Web Scraping and Sentiment Analysis
13
|Import a PDF File from the Web
Introduction
Previous sections have analyzed text through sentiment analysis and a search for keywords. This section will apply those concepts to an external PDF file, which is a much larger document. This analysis will also import a more extensive list of keywords to compare with the PDF document to identify themes. So several datasets will be imported, compared to manually typing in text as we did in one of the first chapters of the course.

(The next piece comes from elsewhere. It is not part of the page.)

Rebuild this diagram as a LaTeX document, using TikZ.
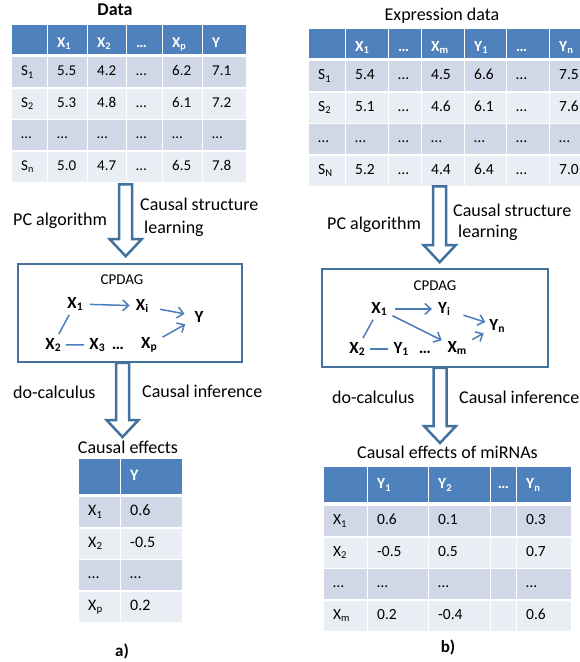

Importing a PDF File and Spreadsheet
Importing a PDF File and Spreadsheet
The Import command has been used in several chapters of this course, and we’ll use it again below to import a PDF in plain text format and store that block of text as a string with the symbol name fullText. Notice there is a second argument to Import that returns the block of text as plain text with no formatting. Import can also return HTML code, just images on the website or just the hyperlinks on a website. This is a large, multipage document, so a semicolon is used to suppress the output. The data is stored, just not printed to the screen:
In[]:=
fullText=Import["https://corporate.mcdonalds.com/content/dam/gwscorp/nfl/investor-relations-content/quarterly-results/Exhibit%2099.1.pdf","Plaintext"];
The Import command can also be used to bring in spreadsheet data and store it as a list. But in our case, instead of somehow sending everyone working through this case a CSV or XLS file, we’ll use the Wolfram Data Repository. Wolfram Data Drop allows anyone to import this exact same data in their respective copies of Mathematica. This shared databin has a specific name, and evaluating it displays a summary:
In[]:=
Databin["1oOD19vSl"]
Out[]=
Databin
Instead of the summary, we want to extract all the elements in the stored list, and Normal returns the dictionary of positive words as a list. This list can then be stored with the symbol posWords so we can compare it against the large PDF document in one of the next steps of the analysis:
In[]:=
posWords=Normal[Databin["1oOD19vSl"]]
Out[]=
{strong,strength,growth,positive,increase,increased,grow,grew,surpassing,milestone,milestones,achievement,momentum,convenience,engagement}
Negative words are stored in a different databin. They can also be stored with a symbol negWords for analysis later:
In[]:=
negWords=Normal[Databin["1oOD0xz8M"]]
Out[]=
{weak,weakness,decline,poor,stagnant,decrease,shrink,shrinking,almost,next quarter,updated,changes,exclusion,exclusions,temporarily,layoff,cut,revised,inflation,pandemic,covid}
With a larger document, it is often useful to create a word cloud or other type of summary to confirm the webpage was imported as intended. This word cloud seems to represent the financial document fairly well:
In[]:=
WordCloud[fullText]
Out[]=
There are also several functions to query the amount of data that is stored in any particular symbol. StringLength tells us there are over 16,000 characters (letters, spaces or punctuation) in the imported block of text:
In[]:=
StringLength[fullText]
Out[]=
16314
Summary
Summary
The concepts for this example are similar to earlier examples but expand to use several data sources that are too large for human inspection. This is the value of writing programs in Wolfram Language that can be used repeatedly for different PDF documents to compare them. Without a program, there would be no practical way to do this type of close inspection.